Avec sa chronologie d’anticipation au long cours, de 1894 à 7231, TheEverted Capital, la nouvelle saison réalisée par Fabien Giraud et Raphaël Siboni, dont le prologue et les deux épisodes inauguraux sont pour la première fois réunis à l’Institut d’art contemporain de Villeurbanne/Rhône-Alpes (IAC), joue la carte de l’uchronie, même si le duo parlerait probablement plus volontiers de « narrations spéculatives ». Quoi qu’il en soit, il s’agit de prendre part, en tant qu’artistes, à l’écriture de nouveaux imaginaires, de proposer des récits alternatifs au capitalisme et au futur de la valeur, à partir d’« objets » (animaux, végétaux ou minéraux utilisés au cours des siècles comme monnaie), d’événements (une communauté fondée par William Lane, le père du communisme australien) ou de représentations historiques (le discours de Richard Nixon, en 1971, sur la fin des accords de Bretton Woods). Le tout en passant par une réévaluation des relations de l’homme à son humanité – sa finitude – et à son biotope (avec, ou plutôt, sans).
Tentons d’en faire un résumé : en 7231, la mort touche à nouveau une communauté de communistes immortels. Ils vivent autour du Soleil, sur une sphère de Dyson, dont la mise en fonction a été annoncée en 1971 par Richard Nixon. La construction de cette mégastructure aura nécessité le démantèlement complet de la Terre. Au cours de son allocution, débute la prise d’otages d’une poignée d’immortels par un groupe de mortels, ce qui va durer 3000 ans et aboutir à la naissance d’un enfant qui « est plus que la vie ». Lequel, de la vie, de la mort ou du « plus que la vie », ferait la meilleure valeur d’échange ?
Répétitions
Aussi dystopiques que métaphysiques, ces épisodes sont le résultat de performances filmées. Une scène d’une heure est ainsi répétée et travaillée dans ses différences, à vingt-quatre reprises.
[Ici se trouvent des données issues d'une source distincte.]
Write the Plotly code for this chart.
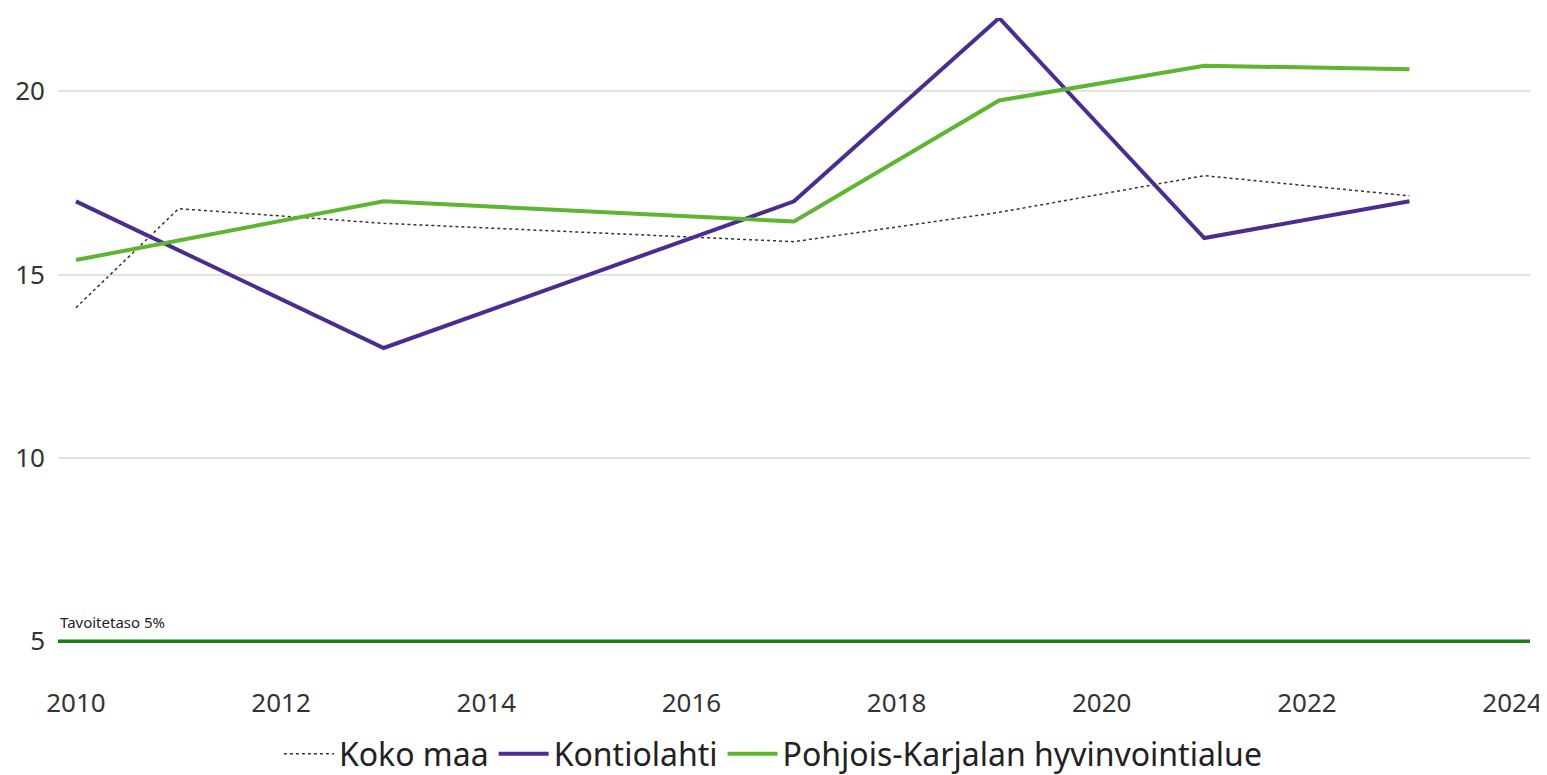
import plotly.graph_objects as go

# data
years_koko = [2010, 2011, 2013, 2015, 2017, 2019, 2021, 2023]
koko_maa = [14.1, 16.8, 16.4, 16.15, 15.9, 16.7, 17.7, 17.15]

years_kunta = [2010, 2013, 2017, 2019, 2021, 2023]
kontiolahti = [17.0, 13.0, 17.0, 22.0, 16.0, 17.0]

years_alue = [2010, 2013, 2017, 2019, 2021, 2023]
pohjois_karjala = [15.4, 17.0, 16.45, 19.75, 20.7, 20.6]

target_value = 5
target_label = "Tavoitetaso 5%"
x_ticks = [2010, 2012, 2014, 2016, 2018, 2020, 2022, 2024]
y_ticks = [5, 10, 15, 20]

font_family = "Noto Sans, Open Sans, sans-serif"
x_range = [2009.825, 2024.175]

fig = go.Figure()

fig.add_trace(go.Scatter(
    x=x_range, y=[target_value, target_value],
    mode="lines", line=dict(color="#17801a", width=3.5),
    showlegend=False, hoverinfo="skip"
))

fig.add_trace(go.Scatter(
    x=years_koko, y=koko_maa, name="Koko maa", mode="lines",
    line=dict(color="#333333", width=1.5, dash="dot")
))
fig.add_trace(go.Scatter(
    x=years_kunta, y=kontiolahti, name="Kontiolahti", mode="lines",
    line=dict(color="#4b2d8f", width=4)
))
fig.add_trace(go.Scatter(
    x=years_alue, y=pohjois_karjala, name="Pohjois-Karjalan hyvinvointialue", mode="lines",
    line=dict(color="#5db532", width=4)
))

fig.add_annotation(
    x=x_range[0], y=target_value, xref="x", yref="y",
    text=target_label, showarrow=False,
    xanchor="left", yanchor="bottom", yshift=7,
    font=dict(family=font_family, size=15, color="#222222")
)

# the page body adds an 8px offset, so the figure is 8px smaller
fig.update_layout(
    width=1539, height=767,
    margin=dict(l=50, r=17, t=10, b=130, autoexpand=False),
    paper_bgcolor="white", plot_bgcolor="white",
    font=dict(family=font_family, color="#333333"),
    legend=dict(
        orientation="h", x=0.486, xanchor="center", y=-0.13, yanchor="top",
        font=dict(size=32, color="#222222"), itemwidth=50,
        traceorder="normal"
    ),
    xaxis=dict(
        range=x_range, tickvals=x_ticks, showgrid=False, automargin=False,
        zeroline=False, showline=False, ticks="",
        tickfont=dict(size=26, color="#333333"), ticklabelstandoff=40
    ),
    yaxis=dict(
        range=[4.9, 22], tickvals=y_ticks, showgrid=True, gridcolor="#e3e3e3",
        gridwidth=1.5, zeroline=False, showline=False, ticks="", automargin=False,
        tickfont=dict(size=26, color="#333333"), ticklabelstandoff=12
    ),
)

fig.write_html("out.html")
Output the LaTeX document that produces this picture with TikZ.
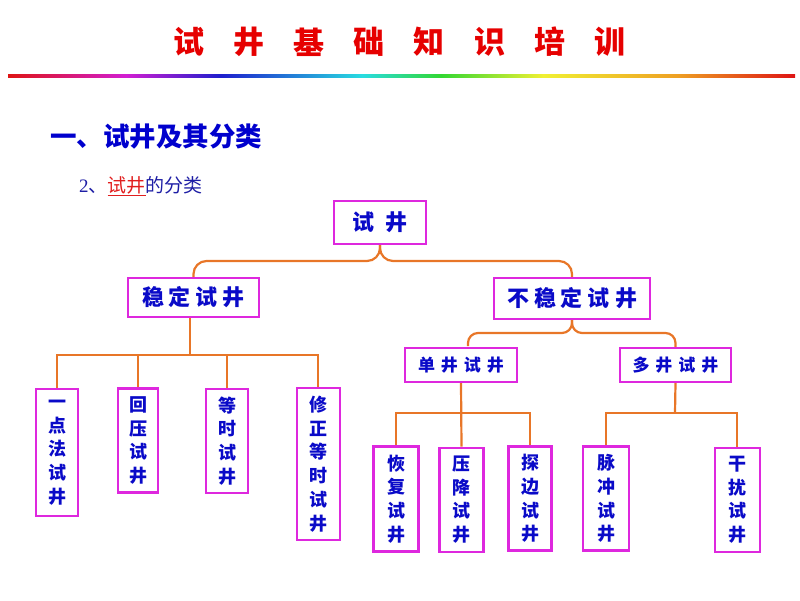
\documentclass[tikz,border=0pt]{standalone}
\usepackage{fontspec}
\newfontfamily\cjk{Noto Sans CJK SC}
\newfontfamily\lserif{Liberation Serif}
\usetikzlibrary{calc}
\definecolor{boxmag}{RGB}{222,40,222}
\definecolor{connor}{RGB}{232,118,40}
\definecolor{txtblue}{RGB}{10,10,200}
\definecolor{headblue}{RGB}{0,0,205}
\definecolor{subblue}{RGB}{30,30,165}
\definecolor{titlered}{RGB}{230,0,0}
\definecolor{subred}{RGB}{225,30,30}
\definecolor{rb0}{RGB}{222,20,20}
\definecolor{rb1}{RGB}{210,30,210}
\definecolor{rb2}{RGB}{30,30,205}
\definecolor{rb3}{RGB}{40,220,225}
\definecolor{rb4}{RGB}{50,215,50}
\definecolor{rb5}{RGB}{240,240,50}
\definecolor{rb6}{RGB}{238,160,35}
\pgfdeclarehorizontalshading{rainbowline}{100bp}{color(0bp)=(rb0); color(25bp)=(rb0); color(32.5bp)=(rb1); color(38.5bp)=(rb2); color(47.5bp)=(rb3); color(52.5bp)=(rb4); color(59bp)=(rb5); color(67.5bp)=(rb6); color(75bp)=(rb0); color(100bp)=(rb0)}
\newcommand{\gp}[1]{\hspace{#1pt}}
\begin{document}
\begin{tikzpicture}[x=1pt,y=-1pt,
  box/.style={draw=boxmag, line width=2.2pt, fill=white, text=txtblue, inner sep=0pt, align=center},
  leaf/.style={box, font=\cjk\bfseries\fontsize{18}{23.8}\selectfont},
  mid/.style={box, font=\cjk\bfseries\fontsize{17}{20}\selectfont},
  big/.style={box, font=\cjk\bfseries\fontsize{22}{26}\selectfont},
  conn/.style={draw=connor, line width=2.2pt},
  titlech/.style={font=\cjk\bfseries\fontsize{31}{34}\selectfont, text=titlered, inner sep=0pt}]
\useasboundingbox (0,0) rectangle (800,600);
% title
\foreach \c [count=\i from 0] in {试,井,基,础,知,识,培,训}
  \node[titlech] (t\i) at ({189+60.1*\i},42) {\c};
\shade[shading=rainbowline] (8,74.5) rectangle (795,77.5);
% headings
\node[anchor=west, inner sep=0pt, text=headblue, font=\cjk\bfseries\fontsize{26.5}{30}\selectfont] (head) at (50,137) {一、试井及其分类};
\node[anchor=west, inner sep=0pt, text=subblue, font=\cjk\fontsize{19}{22}\selectfont] (sub) at (79,186) {{\lserif 2}、\textcolor{subred}{\underline{试井}}的分类};
% nodes
\node[big, minimum width=92pt, minimum height=43pt] (root) at (380,222.5) {试\gp{12}井};
\node[big, minimum width=131pt, minimum height=39pt] (stable) at (193.5,297.5) {稳\gp{5}定\gp{5}试\gp{5}井};
\node[big, minimum width=156pt, minimum height=41pt] (unstable) at (572,298.5) {不\gp{5}稳\gp{5}定\gp{5}试\gp{5}井};
\node[mid, minimum width=112pt, minimum height=34pt] (s1) at (461,365) {单\gp{6}井\gp{6}试\gp{6}井};
\node[mid, minimum width=111pt, minimum height=34pt] (s2) at (675.5,365) {多\gp{6}井\gp{6}试\gp{6}井};
% left leaves
\node[leaf, minimum width=42pt, minimum height=127pt] (l1) at (57,452.5) {一\\点\\法\\试\\井};
\node[leaf, minimum width=40pt, minimum height=104pt] (l2) at (138.3,440.5) {回\\压\\试\\井};
\node[leaf, minimum width=42pt, minimum height=104pt] (l3) at (227,441) {等\\时\\试\\井};
\node[leaf, minimum width=43pt, minimum height=152pt] (l4) at (318.3,464) {修\\正\\等\\时\\试\\井};
% right leaves
\node[leaf, minimum width=45pt, minimum height=105pt] (r1) at (396,499) {恢\\复\\试\\井};
\node[leaf, minimum width=44pt, minimum height=104pt] (r2) at (461.5,499.7) {压\\降\\试\\井};
\node[leaf, minimum width=43pt, minimum height=104pt] (r3) at (530,498.4) {探\\边\\试\\井};
\node[leaf, minimum width=46pt, minimum height=104pt] (r4) at (606,498.4) {脉\\冲\\试\\井};
\node[leaf, minimum width=45pt, minimum height=104pt] (r5) at (737.3,499.7) {干\\扰\\试\\井};
% connectors
\coordinate (b1) at (380,261);
\draw[conn, rounded corners=13pt] (stable.north) |- (b1) -- (root.south);
\draw[conn, rounded corners=13pt] (root.south) -- (b1) -| (unstable.north);
\coordinate (b2) at (572,333);
\coordinate (a1) at (468,346);
\draw[conn, rounded corners=10pt] (a1) |- (b2) -- (unstable.south);
\draw[conn, rounded corners=10pt] (unstable.south) -- (b2) -| (s2.north);
\coordinate (sh) at (190,355);
\draw[conn] (sh |- stable.south) -- (sh);
\draw[conn] (l1.north) |- (sh) -| (l4.north);
\draw[conn] (l2.north) -- (l2.north |- sh);
\draw[conn] (l3.north) -- (l3.north |- sh);
\coordinate (h2) at (461,413);
\draw[conn] (s1.south) -- (r2.north);
\draw[conn] (r1.north) |- (h2) -| (r3.north);
\coordinate (h3) at (675,413);
\draw[conn] (s2.south) -- (h3);
\draw[conn] (r4.north) |- (h3) -| (r5.north);
\end{tikzpicture}
\end{document}
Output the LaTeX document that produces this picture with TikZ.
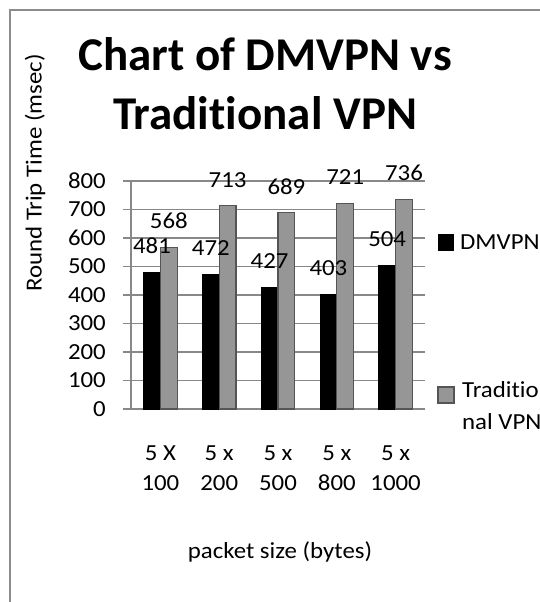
\documentclass[tikz,border=0pt]{standalone}
\usepackage{fontspec}
\setmainfont{Carlito}[Ligatures=NoCommon]
\newfontfamily\chartfont{Carlito}[FakeStretch=1.08, Ligatures=NoCommon]
\usepackage{tikz}

\definecolor{framegray}{HTML}{8C8C8C}
\definecolor{gridgray}{HTML}{888888}
\definecolor{bargray}{HTML}{969696}
\definecolor{edgegray}{HTML}{555555}

\tikzset{
	lbl/.style={font=\chartfont\fontsize{23}{28}\selectfont, inner sep=0pt},
	dmbar/.style={fill=black, draw=black, line width=0.8pt},
	tvbar/.style={fill=bargray, draw=edgegray, line width=1.2pt},
	grid line/.style={draw=gridgray, line width=1.5pt}
}

\begin{document}
\begin{tikzpicture}[x=1pt, y=-1pt]
	\clip (0,0) rectangle (540,602);
	\fill[white] (0,0) rectangle (540,602);
	% outer chart frame (runs off the right and bottom)
	\draw[framegray, line width=2pt] (10,10) rectangle (580,650);
	% title and axis titles
	\node[font=\fontsize{47}{59}\selectfont\bfseries, align=center] (title) at (265,84) {Chart of DMVPN vs\\Traditional VPN};
	\node[lbl, rotate=90] (ytitle) at (35,173) {Round Trip Time (msec)};
	\node[lbl] (xtitle) at (280,552) {packet size (bytes)};
	% plot area: one unit across = one group, one unit up = 1 msec
	\begin{scope}[shift={(131,409)}, x=58.8pt, y=0.285pt]
		\foreach \v in {0,100,...,800}{
			\draw[grid line] (-0.136,\v) -- (5,\v);
			\node[lbl, anchor=east] (tick\v) at ([xshift=-25pt]0,\v) {\v};
		}
		\draw[grid line] (0,0) -- (0,800);
		% DMVPN bars
		\draw[dmbar] (0.214,0) rectangle (0.5,481);
		\draw[dmbar] (1.214,0) rectangle (1.5,472);
		\draw[dmbar] (2.214,0) rectangle (2.5,427);
		\draw[dmbar] (3.214,0) rectangle (3.5,403);
		\draw[dmbar] (4.214,0) rectangle (4.5,504);
		% traditional VPN bars
		\draw[tvbar] (0.5,0) rectangle (0.786,568);
		\draw[tvbar] (1.5,0) rectangle (1.786,713);
		\draw[tvbar] (2.5,0) rectangle (2.786,689);
		\draw[tvbar] (3.5,0) rectangle (3.786,721);
		\draw[tvbar] (4.5,0) rectangle (4.786,736);
		% value labels
		\node[lbl] (d1) at ([yshift=26pt]0.357,481) {481};
		\node[lbl] (d2) at ([yshift=26pt]1.357,472) {472};
		\node[lbl] (d3) at ([yshift=26pt]2.357,427) {427};
		\node[lbl] (d4) at ([yshift=26pt]3.357,403) {403};
		\node[lbl] (d5) at ([yshift=26pt]4.357,504) {504};
		\node[lbl] (t1) at ([yshift=26pt]0.643,568) {568};
		\node[lbl] (t2) at ([yshift=26pt]1.643,713) {713};
		\node[lbl] (t3) at ([yshift=26pt]2.643,689) {689};
		\node[lbl] (t4) at ([yshift=26pt]3.643,721) {721};
		\node[lbl] (t5) at ([yshift=26pt]4.643,736) {736};
	\end{scope}
	% category labels
	\node[lbl, align=center, font=\chartfont\fontsize{23}{30}\selectfont] (c1) at (160.4,468) {5 X\\100};
	\node[lbl, align=center, font=\chartfont\fontsize{23}{30}\selectfont] (c2) at (219.2,468) {5 x\\200};
	\node[lbl, align=center, font=\chartfont\fontsize{23}{30}\selectfont] (c3) at (278.0,468) {5 x\\500};
	\node[lbl, align=center, font=\chartfont\fontsize{23}{30}\selectfont] (c4) at (336.8,468) {5 x\\800};
	\node[lbl, align=center, font=\chartfont\fontsize{23}{30}\selectfont] (c5) at (395.6,468) {5 x\\1000};
	% legend
	\draw[dmbar] (438,234) rectangle (453,250);
	\node[lbl, anchor=west] (leg1) at (460,242) {DMVPN};
	\draw[tvbar] (438,387) rectangle (454,403);
	\node[lbl, anchor=north west, align=left, font=\chartfont\fontsize{23}{32}\selectfont] (leg2) at (462,381) {Traditio\\nal VPN};
\end{tikzpicture}
\end{document}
À l’IAC, cette structure narrative est appliquée au reste de l’espace, la réminiscence et la mise en abîme d’éléments extraits des films jouant sur une logique d’épuisement. Dans cette ambiance crépusculaire, les gisants sont vivants, le sel et la colophane, qui servent traditionnellement à conserver les corps, se mêlent à la moisissure, des caméras de télévision filment des masques qu’un algorithme mute en bébé crépitant, un tronc d’arbre se transforme en bureau présidentiel, les murs suintent, et les rouages d’une mystérieuse dynamique transpercent l’espace…
Nouvel enjeu dans la pratique de Fabien Giraud et Raphaël Siboni, l’installation traduit l’ambition de proposer une expérience totale, bien que prenant le risque d’être potentiellement décevante dans sa répétition. Elle envisage avant tout l’espace d’exposition comme un corps-machine, un musée-enfant – l’IAC étant une ancienne école –, à moins qu’il ne s’agisse d’une matrice, d’un vaisseau-mère dont la mise en branle des mécanismes annoncerait une évacuation imminente ou, déjà, une vie orbitale.
«Fabien Giraud & Raphaël Siboni. Infantia (1894-7231)», 21 février - 3 mai 2020, Institut d’art contemporain de Villeurbanne/Rhône-Alpes, 11, rue Docteur-Dolard, 69100 Villeurbanne.